Dataset:
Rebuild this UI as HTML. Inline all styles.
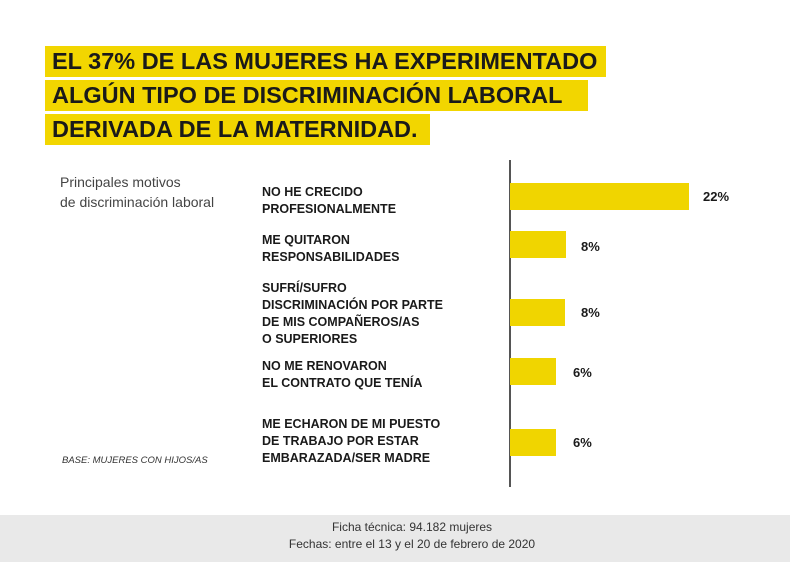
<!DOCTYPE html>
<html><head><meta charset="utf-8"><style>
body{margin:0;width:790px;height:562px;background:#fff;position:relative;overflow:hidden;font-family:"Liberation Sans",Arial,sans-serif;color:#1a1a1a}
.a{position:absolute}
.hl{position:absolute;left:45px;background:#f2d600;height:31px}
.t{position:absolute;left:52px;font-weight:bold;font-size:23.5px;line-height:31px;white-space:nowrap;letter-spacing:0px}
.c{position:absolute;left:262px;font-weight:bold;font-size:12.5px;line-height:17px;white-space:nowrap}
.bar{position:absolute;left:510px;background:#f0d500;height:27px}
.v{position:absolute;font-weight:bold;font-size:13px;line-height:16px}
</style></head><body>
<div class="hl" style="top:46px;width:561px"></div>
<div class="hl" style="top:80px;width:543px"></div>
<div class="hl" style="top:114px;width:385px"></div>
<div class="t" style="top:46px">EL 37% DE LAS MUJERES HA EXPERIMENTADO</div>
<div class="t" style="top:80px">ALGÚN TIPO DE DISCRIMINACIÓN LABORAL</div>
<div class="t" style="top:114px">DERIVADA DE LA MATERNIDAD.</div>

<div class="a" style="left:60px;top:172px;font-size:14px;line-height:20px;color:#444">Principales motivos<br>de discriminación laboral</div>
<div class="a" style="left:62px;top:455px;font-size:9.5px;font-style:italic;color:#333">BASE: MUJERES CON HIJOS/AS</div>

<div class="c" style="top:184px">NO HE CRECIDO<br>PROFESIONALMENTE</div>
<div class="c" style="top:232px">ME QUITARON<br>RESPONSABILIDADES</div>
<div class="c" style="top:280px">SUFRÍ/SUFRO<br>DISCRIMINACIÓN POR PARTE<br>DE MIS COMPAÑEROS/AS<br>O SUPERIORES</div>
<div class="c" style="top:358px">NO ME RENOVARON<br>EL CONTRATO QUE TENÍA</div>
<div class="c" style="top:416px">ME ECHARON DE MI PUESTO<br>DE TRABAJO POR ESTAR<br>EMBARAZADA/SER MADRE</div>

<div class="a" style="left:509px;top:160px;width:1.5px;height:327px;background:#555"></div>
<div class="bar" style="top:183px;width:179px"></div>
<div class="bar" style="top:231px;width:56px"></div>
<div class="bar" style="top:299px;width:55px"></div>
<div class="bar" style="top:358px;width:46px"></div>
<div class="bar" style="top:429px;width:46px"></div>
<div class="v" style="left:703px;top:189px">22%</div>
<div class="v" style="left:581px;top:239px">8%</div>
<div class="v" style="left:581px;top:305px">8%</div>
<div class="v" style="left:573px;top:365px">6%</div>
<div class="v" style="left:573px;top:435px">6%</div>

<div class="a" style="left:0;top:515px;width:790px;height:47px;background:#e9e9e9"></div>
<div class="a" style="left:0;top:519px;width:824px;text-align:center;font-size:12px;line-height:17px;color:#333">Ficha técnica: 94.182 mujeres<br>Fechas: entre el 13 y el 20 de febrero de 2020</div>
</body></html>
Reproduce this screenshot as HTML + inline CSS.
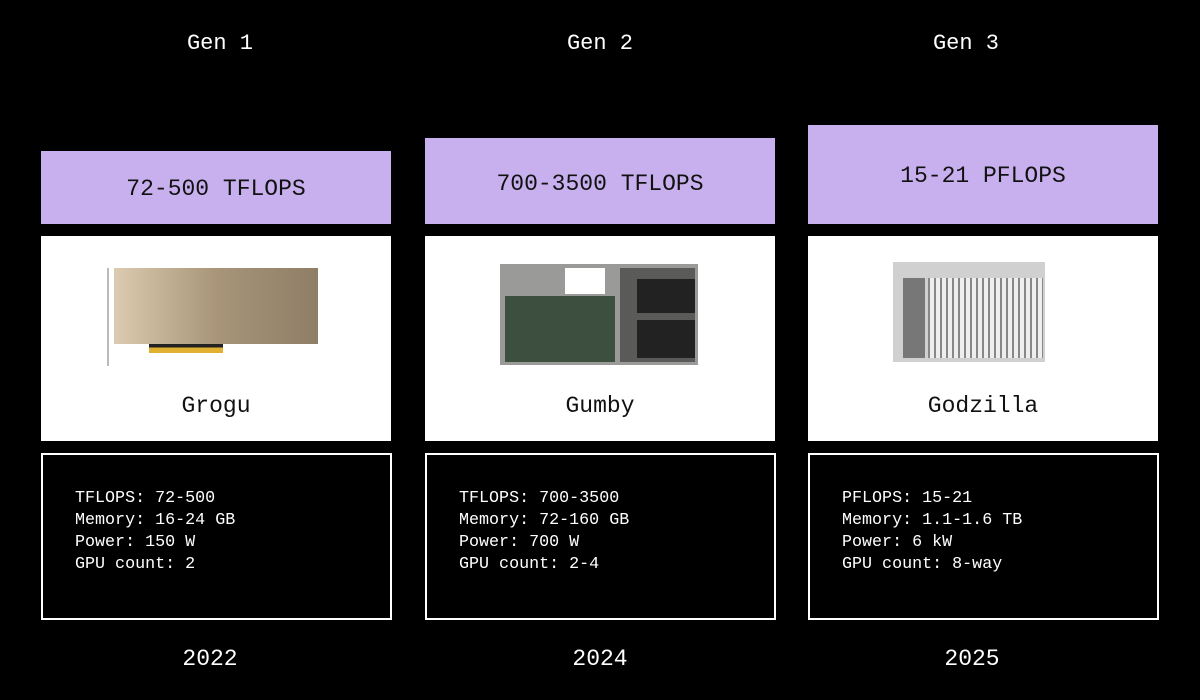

---

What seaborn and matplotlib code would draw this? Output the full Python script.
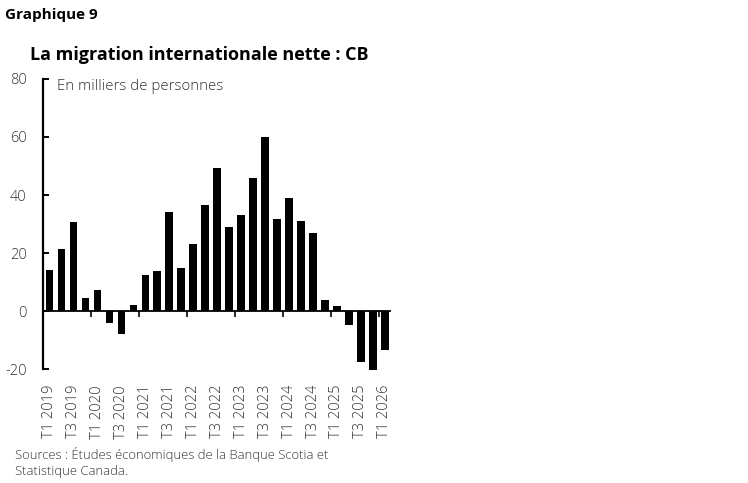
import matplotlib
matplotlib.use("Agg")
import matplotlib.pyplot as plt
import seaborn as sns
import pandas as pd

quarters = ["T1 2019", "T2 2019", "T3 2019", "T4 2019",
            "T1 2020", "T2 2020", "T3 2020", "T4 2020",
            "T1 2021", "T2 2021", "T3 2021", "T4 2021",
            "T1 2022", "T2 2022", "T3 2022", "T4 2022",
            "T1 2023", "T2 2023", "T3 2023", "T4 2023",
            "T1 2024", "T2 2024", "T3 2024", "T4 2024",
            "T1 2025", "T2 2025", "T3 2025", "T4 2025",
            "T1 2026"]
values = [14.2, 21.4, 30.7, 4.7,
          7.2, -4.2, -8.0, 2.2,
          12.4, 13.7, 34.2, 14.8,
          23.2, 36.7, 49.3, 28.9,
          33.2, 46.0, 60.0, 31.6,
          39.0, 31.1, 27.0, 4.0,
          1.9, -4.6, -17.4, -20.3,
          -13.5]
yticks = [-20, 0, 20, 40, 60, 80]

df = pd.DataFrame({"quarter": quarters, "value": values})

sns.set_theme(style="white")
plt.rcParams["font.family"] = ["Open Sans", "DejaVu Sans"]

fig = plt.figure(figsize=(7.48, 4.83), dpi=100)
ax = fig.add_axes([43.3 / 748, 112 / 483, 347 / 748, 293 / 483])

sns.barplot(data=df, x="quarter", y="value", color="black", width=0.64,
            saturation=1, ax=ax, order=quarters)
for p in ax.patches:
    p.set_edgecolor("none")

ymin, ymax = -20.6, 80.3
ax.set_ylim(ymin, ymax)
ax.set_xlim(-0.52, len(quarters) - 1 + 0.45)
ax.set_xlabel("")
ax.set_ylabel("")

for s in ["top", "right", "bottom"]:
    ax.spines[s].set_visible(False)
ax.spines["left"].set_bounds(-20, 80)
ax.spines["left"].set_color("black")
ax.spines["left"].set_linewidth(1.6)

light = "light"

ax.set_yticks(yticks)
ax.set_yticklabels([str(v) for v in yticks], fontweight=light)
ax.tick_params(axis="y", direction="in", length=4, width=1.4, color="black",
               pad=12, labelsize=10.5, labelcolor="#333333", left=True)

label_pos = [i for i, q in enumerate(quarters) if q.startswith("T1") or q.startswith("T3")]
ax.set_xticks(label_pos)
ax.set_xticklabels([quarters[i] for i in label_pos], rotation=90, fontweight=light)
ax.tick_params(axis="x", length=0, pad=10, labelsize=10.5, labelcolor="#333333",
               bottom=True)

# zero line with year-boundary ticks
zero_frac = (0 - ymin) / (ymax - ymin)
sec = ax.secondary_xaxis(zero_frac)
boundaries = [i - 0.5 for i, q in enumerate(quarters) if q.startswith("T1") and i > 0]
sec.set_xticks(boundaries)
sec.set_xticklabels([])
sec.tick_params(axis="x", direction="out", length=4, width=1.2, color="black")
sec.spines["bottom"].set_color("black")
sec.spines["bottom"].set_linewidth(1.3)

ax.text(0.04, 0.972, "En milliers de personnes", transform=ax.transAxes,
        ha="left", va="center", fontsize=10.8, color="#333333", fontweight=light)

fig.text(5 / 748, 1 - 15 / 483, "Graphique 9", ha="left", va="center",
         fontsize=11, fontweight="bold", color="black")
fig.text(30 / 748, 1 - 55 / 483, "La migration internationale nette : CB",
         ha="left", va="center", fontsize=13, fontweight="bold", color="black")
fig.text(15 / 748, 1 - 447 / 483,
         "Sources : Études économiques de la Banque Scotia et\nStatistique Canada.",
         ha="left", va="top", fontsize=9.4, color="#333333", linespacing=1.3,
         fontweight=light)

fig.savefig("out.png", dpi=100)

...

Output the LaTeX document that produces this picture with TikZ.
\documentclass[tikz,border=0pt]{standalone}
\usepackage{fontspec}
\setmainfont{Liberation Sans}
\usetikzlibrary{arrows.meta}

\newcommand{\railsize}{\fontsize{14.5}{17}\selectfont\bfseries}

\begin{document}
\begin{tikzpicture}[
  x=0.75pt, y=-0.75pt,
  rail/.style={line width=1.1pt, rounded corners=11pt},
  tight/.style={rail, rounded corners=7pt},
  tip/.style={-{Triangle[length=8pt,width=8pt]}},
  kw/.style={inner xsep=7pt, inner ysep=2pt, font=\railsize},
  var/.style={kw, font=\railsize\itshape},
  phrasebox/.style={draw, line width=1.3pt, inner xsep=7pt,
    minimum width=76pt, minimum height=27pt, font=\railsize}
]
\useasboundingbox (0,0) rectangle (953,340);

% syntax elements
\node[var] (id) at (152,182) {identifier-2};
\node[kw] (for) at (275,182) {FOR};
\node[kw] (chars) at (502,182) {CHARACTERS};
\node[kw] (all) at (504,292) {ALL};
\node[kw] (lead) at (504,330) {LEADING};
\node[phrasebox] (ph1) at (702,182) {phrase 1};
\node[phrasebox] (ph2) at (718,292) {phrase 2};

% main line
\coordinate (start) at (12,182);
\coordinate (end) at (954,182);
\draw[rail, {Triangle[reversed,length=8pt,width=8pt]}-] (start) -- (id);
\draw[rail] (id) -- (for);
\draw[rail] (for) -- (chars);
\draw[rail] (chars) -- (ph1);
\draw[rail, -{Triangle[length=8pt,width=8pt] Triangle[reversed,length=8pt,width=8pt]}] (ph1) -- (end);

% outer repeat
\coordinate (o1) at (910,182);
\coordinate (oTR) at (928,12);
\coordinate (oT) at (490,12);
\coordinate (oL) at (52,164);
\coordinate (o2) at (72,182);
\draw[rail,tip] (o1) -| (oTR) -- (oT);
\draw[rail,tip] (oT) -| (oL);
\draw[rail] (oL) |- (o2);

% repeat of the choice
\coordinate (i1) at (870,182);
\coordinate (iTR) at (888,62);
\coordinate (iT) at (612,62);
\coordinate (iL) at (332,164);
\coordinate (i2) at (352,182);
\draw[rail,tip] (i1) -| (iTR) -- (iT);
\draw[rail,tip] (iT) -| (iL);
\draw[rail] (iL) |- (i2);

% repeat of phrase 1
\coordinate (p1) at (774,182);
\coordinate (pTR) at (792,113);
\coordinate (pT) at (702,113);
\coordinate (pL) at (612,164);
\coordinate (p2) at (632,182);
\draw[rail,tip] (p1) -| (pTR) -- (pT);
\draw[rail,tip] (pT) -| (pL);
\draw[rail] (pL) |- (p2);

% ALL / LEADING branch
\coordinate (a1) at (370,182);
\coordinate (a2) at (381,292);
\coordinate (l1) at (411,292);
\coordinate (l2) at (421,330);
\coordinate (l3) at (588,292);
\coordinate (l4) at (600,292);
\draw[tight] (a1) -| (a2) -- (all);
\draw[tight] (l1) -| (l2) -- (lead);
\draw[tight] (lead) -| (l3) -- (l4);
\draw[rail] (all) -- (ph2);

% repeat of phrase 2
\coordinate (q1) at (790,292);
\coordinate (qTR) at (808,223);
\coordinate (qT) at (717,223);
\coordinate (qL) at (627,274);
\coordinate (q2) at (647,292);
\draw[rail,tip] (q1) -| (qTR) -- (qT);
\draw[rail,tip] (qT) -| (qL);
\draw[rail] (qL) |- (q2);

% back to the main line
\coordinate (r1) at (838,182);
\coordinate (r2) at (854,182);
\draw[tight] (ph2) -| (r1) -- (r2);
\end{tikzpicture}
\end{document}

Task prompt: Find how many lines in the records contain the string "Output", then give the number alone.

Correct response: 2